The Karzai Rift
The Situation Room was filled with a host of national-security advisers yesterday as President Obama held a meeting on the war in Afghanistan. The team received updates on military progress and on the status of Afghan President Hamid Karzai’s fight against corruption. General David Petraeus, commander of forces in Afghanistan, explained that the military is “now at the highest operational tempo to date” and making headway against the Taliban. U.S. Ambassador to Afghanistan Karl Eikenberry told Obama about “efforts to support enhanced governance and accountability” amid new tensions with Karzai caused by U.S. efforts to promote its law-enforcement approach to fighting corruption in Afghanistan. Repeatedly in the past, Karzai has been less than open to outside input on government affairs. This time around, American officials have decided it's best to step back a bit and take a more subtle approach.
One U.S.-launched anti-corruption effort was introduced by General Petraeus today. He ordered commanders of ISAF to keep tabs on how they’re spending U.S. money and make sure they don’t enable contracting corruption. Commanders have a set of guidelines to follow that include consulting local leaders, hiring more Afghans instead of outside contractors, and relying on intelligence reports to maintain “adequate oversight at all levels."
Special envoy Richard Holbrooke will travel to Pakistan this week to tour the country’s flood damage. His visit comes as the Pakistani army is on the defensive, struggling to keep up a relief effort while fighting Islamist insurgents. Holbrooke’s main goal is to assess “how we need to adapt our approach to Pakistan” in light of the flooding and an upcoming transition to reconstruction efforts. Though State Department spokesman PJ Crowley said Holbrooke may stray from that strict topic, adding that “knowing Richard, whenever he’s in Pakistan, he has the opportunity to interact with a wide range of Pakistani officials.”

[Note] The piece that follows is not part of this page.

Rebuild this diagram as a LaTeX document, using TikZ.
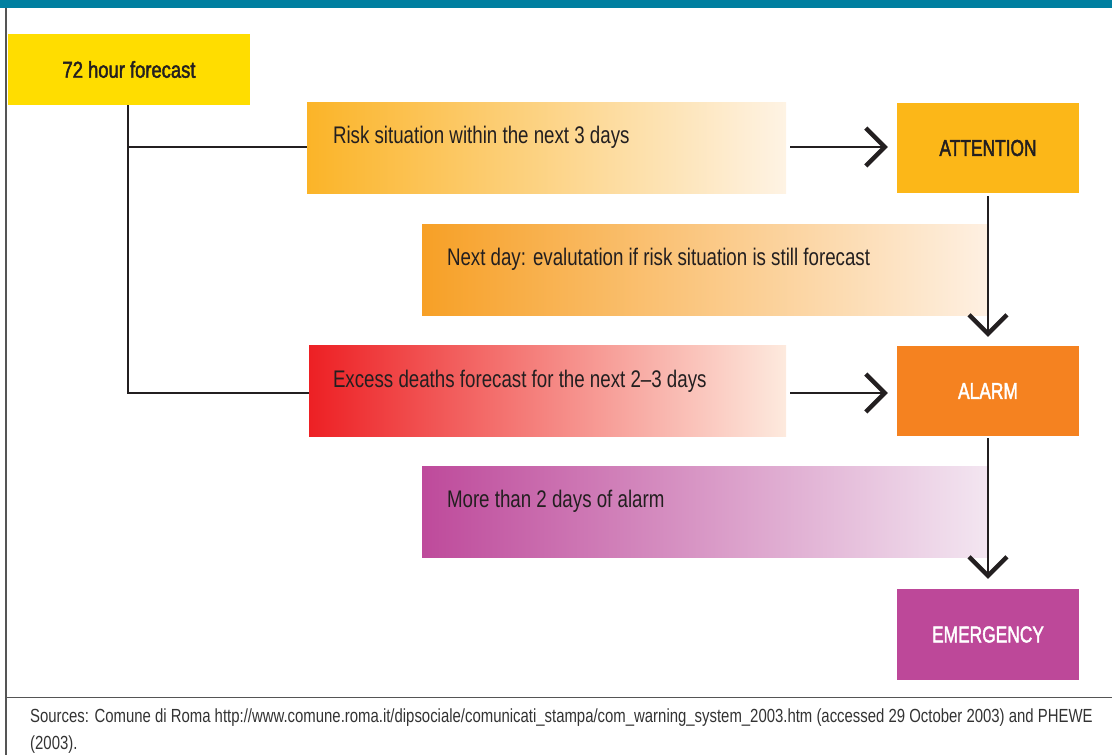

And Stephen Bosworth met with the South Korean minister for unification and other government to discuss peace on the Korean peninsula. The special representative happened to mention the prospect of bilateral talks as part of the broader Six-Party Talks framework in a media appearance. Crowley tried to clarify the comment: “bilateral contacts can include any country within the Six-Party process, not just the United States.”